TASK DIRECTIONS: Extract the complete data exactly as given.

DATA EXTRACT:
>> Begin
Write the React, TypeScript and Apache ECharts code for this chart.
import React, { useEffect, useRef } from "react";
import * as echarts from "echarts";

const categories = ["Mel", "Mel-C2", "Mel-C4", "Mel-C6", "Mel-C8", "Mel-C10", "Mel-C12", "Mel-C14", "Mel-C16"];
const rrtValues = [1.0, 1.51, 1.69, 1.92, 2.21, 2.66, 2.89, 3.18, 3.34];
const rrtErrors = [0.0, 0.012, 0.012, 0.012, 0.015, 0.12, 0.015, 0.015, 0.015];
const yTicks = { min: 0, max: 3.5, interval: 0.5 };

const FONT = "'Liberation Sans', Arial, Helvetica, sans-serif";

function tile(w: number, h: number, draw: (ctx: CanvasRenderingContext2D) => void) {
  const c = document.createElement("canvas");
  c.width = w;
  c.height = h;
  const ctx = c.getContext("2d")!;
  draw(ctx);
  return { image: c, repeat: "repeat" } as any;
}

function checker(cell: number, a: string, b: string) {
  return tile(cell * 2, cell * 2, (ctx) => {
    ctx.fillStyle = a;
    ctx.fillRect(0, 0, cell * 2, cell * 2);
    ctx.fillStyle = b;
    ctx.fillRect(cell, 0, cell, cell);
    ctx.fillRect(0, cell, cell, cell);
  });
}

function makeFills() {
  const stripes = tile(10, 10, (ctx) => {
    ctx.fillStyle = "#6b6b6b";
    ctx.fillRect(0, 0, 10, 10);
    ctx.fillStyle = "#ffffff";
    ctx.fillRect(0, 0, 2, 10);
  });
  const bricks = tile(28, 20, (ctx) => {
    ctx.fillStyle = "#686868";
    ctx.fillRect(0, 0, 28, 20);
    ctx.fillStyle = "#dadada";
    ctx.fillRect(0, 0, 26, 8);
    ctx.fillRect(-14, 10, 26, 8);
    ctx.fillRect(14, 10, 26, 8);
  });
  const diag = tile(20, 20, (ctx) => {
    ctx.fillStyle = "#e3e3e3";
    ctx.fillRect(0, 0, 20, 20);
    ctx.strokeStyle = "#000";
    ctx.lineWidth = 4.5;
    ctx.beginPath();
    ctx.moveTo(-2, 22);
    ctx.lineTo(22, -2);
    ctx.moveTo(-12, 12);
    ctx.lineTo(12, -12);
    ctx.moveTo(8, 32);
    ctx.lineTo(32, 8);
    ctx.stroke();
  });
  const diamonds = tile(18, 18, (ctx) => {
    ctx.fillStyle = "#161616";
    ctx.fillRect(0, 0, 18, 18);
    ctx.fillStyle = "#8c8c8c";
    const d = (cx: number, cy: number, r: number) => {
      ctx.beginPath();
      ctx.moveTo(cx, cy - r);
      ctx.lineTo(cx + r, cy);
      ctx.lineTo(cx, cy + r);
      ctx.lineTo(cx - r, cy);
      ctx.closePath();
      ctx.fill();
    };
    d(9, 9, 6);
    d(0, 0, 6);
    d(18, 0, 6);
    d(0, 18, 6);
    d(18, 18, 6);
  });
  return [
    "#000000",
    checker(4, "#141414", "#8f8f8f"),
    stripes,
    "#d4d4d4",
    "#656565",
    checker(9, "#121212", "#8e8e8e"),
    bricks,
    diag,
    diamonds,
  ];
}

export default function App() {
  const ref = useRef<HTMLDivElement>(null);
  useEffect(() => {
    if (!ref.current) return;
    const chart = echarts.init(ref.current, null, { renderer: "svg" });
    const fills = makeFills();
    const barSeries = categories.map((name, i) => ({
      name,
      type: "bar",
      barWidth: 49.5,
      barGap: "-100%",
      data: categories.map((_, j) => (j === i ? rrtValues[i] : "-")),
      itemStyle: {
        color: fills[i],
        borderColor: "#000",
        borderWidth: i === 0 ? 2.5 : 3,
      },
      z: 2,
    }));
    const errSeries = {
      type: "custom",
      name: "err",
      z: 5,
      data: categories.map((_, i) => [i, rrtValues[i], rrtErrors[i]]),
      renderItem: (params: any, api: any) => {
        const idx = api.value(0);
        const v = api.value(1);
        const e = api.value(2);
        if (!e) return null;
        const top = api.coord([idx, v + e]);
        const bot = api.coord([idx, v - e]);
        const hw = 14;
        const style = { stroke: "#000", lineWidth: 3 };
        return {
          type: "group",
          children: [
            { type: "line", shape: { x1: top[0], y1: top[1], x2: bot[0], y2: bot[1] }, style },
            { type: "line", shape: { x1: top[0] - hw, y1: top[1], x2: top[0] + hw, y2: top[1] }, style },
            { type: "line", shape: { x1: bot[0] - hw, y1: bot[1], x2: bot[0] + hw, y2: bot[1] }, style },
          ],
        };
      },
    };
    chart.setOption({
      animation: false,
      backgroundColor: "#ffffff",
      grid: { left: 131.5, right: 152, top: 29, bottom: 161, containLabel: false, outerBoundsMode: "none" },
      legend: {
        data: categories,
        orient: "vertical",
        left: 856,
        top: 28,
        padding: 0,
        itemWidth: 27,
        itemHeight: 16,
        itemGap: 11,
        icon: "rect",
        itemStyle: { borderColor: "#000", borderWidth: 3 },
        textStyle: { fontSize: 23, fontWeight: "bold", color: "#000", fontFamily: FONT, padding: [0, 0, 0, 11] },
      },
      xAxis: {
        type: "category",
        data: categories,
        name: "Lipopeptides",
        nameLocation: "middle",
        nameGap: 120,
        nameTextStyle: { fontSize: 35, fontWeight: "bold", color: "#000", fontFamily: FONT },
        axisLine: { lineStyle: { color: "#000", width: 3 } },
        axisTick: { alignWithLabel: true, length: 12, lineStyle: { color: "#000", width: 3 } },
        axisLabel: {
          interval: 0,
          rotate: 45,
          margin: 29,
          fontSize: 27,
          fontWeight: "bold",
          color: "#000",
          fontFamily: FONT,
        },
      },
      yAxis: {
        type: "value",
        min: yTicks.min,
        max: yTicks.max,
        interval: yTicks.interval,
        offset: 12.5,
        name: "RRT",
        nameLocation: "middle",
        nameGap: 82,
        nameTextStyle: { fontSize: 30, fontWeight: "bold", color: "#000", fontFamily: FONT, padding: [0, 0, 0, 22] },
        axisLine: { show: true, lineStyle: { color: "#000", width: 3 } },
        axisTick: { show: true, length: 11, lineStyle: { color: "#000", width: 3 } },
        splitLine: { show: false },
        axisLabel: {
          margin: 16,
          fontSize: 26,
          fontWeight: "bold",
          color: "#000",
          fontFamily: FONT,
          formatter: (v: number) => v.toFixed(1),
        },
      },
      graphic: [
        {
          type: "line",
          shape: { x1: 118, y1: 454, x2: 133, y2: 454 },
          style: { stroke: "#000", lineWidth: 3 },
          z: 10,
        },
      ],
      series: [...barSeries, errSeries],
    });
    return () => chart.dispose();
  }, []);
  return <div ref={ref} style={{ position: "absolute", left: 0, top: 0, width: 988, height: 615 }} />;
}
>> End
EXERCISE RESULT:
Write the React, TypeScript and Apache ECharts code for this chart.
import React, { useEffect, useRef } from "react";
import * as echarts from "echarts";

const categories = ["Mel", "Mel-C2", "Mel-C4", "Mel-C6", "Mel-C8", "Mel-C10", "Mel-C12", "Mel-C14", "Mel-C16"];
const rrtValues = [1.0, 1.51, 1.69, 1.92, 2.21, 2.66, 2.89, 3.18, 3.34];
const rrtErrors = [0.0, 0.012, 0.012, 0.012, 0.015, 0.12, 0.015, 0.015, 0.015];
const yTicks = { min: 0, max: 3.5, interval: 0.5 };

const FONT = "'Liberation Sans', Arial, Helvetica, sans-serif";

function tile(w: number, h: number, draw: (ctx: CanvasRenderingContext2D) => void) {
  const c = document.createElement("canvas");
  c.width = w;
  c.height = h;
  const ctx = c.getContext("2d")!;
  draw(ctx);
  return { image: c, repeat: "repeat" } as any;
}

function checker(cell: number, a: string, b: string) {
  return tile(cell * 2, cell * 2, (ctx) => {
    ctx.fillStyle = a;
    ctx.fillRect(0, 0, cell * 2, cell * 2);
    ctx.fillStyle = b;
    ctx.fillRect(cell, 0, cell, cell);
    ctx.fillRect(0, cell, cell, cell);
  });
}

function makeFills() {
  const stripes = tile(10, 10, (ctx) => {
    ctx.fillStyle = "#6b6b6b";
    ctx.fillRect(0, 0, 10, 10);
    ctx.fillStyle = "#ffffff";
    ctx.fillRect(0, 0, 2, 10);
  });
  const bricks = tile(28, 20, (ctx) => {
    ctx.fillStyle = "#686868";
    ctx.fillRect(0, 0, 28, 20);
    ctx.fillStyle = "#dadada";
    ctx.fillRect(0, 0, 26, 8);
    ctx.fillRect(-14, 10, 26, 8);
    ctx.fillRect(14, 10, 26, 8);
  });
  const diag = tile(20, 20, (ctx) => {
    ctx.fillStyle = "#e3e3e3";
    ctx.fillRect(0, 0, 20, 20);
    ctx.strokeStyle = "#000";
    ctx.lineWidth = 4.5;
    ctx.beginPath();
    ctx.moveTo(-2, 22);
    ctx.lineTo(22, -2);
    ctx.moveTo(-12, 12);
    ctx.lineTo(12, -12);
    ctx.moveTo(8, 32);
    ctx.lineTo(32, 8);
    ctx.stroke();
  });
  const diamonds = tile(18, 18, (ctx) => {
    ctx.fillStyle = "#161616";
    ctx.fillRect(0, 0, 18, 18);
    ctx.fillStyle = "#8c8c8c";
    const d = (cx: number, cy: number, r: number) => {
      ctx.beginPath();
      ctx.moveTo(cx, cy - r);
      ctx.lineTo(cx + r, cy);
      ctx.lineTo(cx, cy + r);
      ctx.lineTo(cx - r, cy);
      ctx.closePath();
      ctx.fill();
    };
    d(9, 9, 6);
    d(0, 0, 6);
    d(18, 0, 6);
    d(0, 18, 6);
    d(18, 18, 6);
  });
  return [
    "#000000",
    checker(4, "#141414", "#8f8f8f"),
    stripes,
    "#d4d4d4",
    "#656565",
    checker(9, "#121212", "#8e8e8e"),
    bricks,
    diag,
    diamonds,
  ];
}

export default function App() {
  const ref = useRef<HTMLDivElement>(null);
  useEffect(() => {
    if (!ref.current) return;
    const chart = echarts.init(ref.current, null, { renderer: "svg" });
    const fills = makeFills();
    const barSeries = categories.map((name, i) => ({
      name,
      type: "bar",
      barWidth: 49.5,
      barGap: "-100%",
      data: categories.map((_, j) => (j === i ? rrtValues[i] : "-")),
      itemStyle: {
        color: fills[i],
        borderColor: "#000",
        borderWidth: i === 0 ? 2.5 : 3,
      },
      z: 2,
    }));
    const errSeries = {
      type: "custom",
      name: "err",
      z: 5,
      data: categories.map((_, i) => [i, rrtValues[i], rrtErrors[i]]),
      renderItem: (params: any, api: any) => {
        const idx = api.value(0);
        const v = api.value(1);
        const e = api.value(2);
        if (!e) return null;
        const top = api.coord([idx, v + e]);
        const bot = api.coord([idx, v - e]);
        const hw = 14;
        const style = { stroke: "#000", lineWidth: 3 };
        return {
          type: "group",
          children: [
            { type: "line", shape: { x1: top[0], y1: top[1], x2: bot[0], y2: bot[1] }, style },
            { type: "line", shape: { x1: top[0] - hw, y1: top[1], x2: top[0] + hw, y2: top[1] }, style },
            { type: "line", shape: { x1: bot[0] - hw, y1: bot[1], x2: bot[0] + hw, y2: bot[1] }, style },
          ],
        };
      },
    };
    chart.setOption({
      animation: false,
      backgroundColor: "#ffffff",
      grid: { left: 131.5, right: 152, top: 29, bottom: 161, containLabel: false, outerBoundsMode: "none" },
      legend: {
        data: categories,
        orient: "vertical",
        left: 856,
        top: 28,
        padding: 0,
        itemWidth: 27,
        itemHeight: 16,
        itemGap: 11,
        icon: "rect",
        itemStyle: { borderColor: "#000", borderWidth: 3 },
        textStyle: { fontSize: 23, fontWeight: "bold", color: "#000", fontFamily: FONT, padding: [0, 0, 0, 11] },
      },
      xAxis: {
        type: "category",
        data: categories,
        name: "Lipopeptides",
        nameLocation: "middle",
        nameGap: 120,
        nameTextStyle: { fontSize: 35, fontWeight: "bold", color: "#000", fontFamily: FONT },
        axisLine: { lineStyle: { color: "#000", width: 3 } },
        axisTick: { alignWithLabel: true, length: 12, lineStyle: { color: "#000", width: 3 } },
        axisLabel: {
          interval: 0,
          rotate: 45,
          margin: 29,
          fontSize: 27,
          fontWeight: "bold",
          color: "#000",
          fontFamily: FONT,
        },
      },
      yAxis: {
        type: "value",
        min: yTicks.min,
        max: yTicks.max,
        interval: yTicks.interval,
        offset: 12.5,
        name: "RRT",
        nameLocation: "middle",
        nameGap: 82,
        nameTextStyle: { fontSize: 30, fontWeight: "bold", color: "#000", fontFamily: FONT, padding: [0, 0, 0, 22] },
        axisLine: { show: true, lineStyle: { color: "#000", width: 3 } },
        axisTick: { show: true, length: 11, lineStyle: { color: "#000", width: 3 } },
        splitLine: { show: false },
        axisLabel: {
          margin: 16,
          fontSize: 26,
          fontWeight: "bold",
          color: "#000",
          fontFamily: FONT,
          formatter: (v: number) => v.toFixed(1),
        },
      },
      graphic: [
        {
          type: "line",
          shape: { x1: 118, y1: 454, x2: 133, y2: 454 },
          style: { stroke: "#000", lineWidth: 3 },
          z: 10,
        },
      ],
      series: [...barSeries, errSeries],
    });
    return () => chart.dispose();
  }, []);
  return <div ref={ref} style={{ position: "absolute", left: 0, top: 0, width: 988, height: 615 }} />;
}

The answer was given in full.